Buried on page 230 of the CLARITY Act is arguably the biggest win for the digital asset industry in the entire 309-page bill. Section 604: The Blockchain Regulatory Certainty Act. If you build open-source blockchain software and don't have unilateral control over users' funds, you are not a money transmitter. Not under FinCEN rules. Not under federal criminal law. Not under state registration requirements. Writing code ≠ money transmission. Building self-custody tools ≠ money transmission. Running node infrastructure ≠ money transmission. For years, developers have operated under the threat that publishing code could expose them to money transmission charges. Section 604 eliminates that ambiguity entirely. It establishes a clear, codified legal protection for the people who actually build the open-source infrastructure this industry runs on. Senate Banking markup is Thursday. Read the bill.

Replies (12)

Thats great.

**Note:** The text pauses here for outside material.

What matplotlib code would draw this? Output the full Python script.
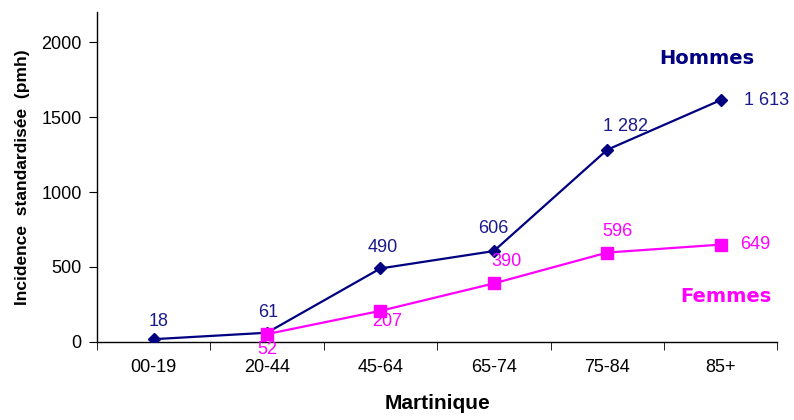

But does open the door to classifying custodial hosts that do have unilateral control of user funds as money transmitters though? That could apply to things like shared custodial lightning wallets such as LNBits or Cashu mints, etc.
Default avatar
Yogstr 2 weeks ago
Good news. Does it mention exemption tax gains for small transactions?
“maintain a hardware wallet or software wallet for their own lawful custody of digital assets, and engage in direct peer-to-peer digital asset transactions for lawful purposes.”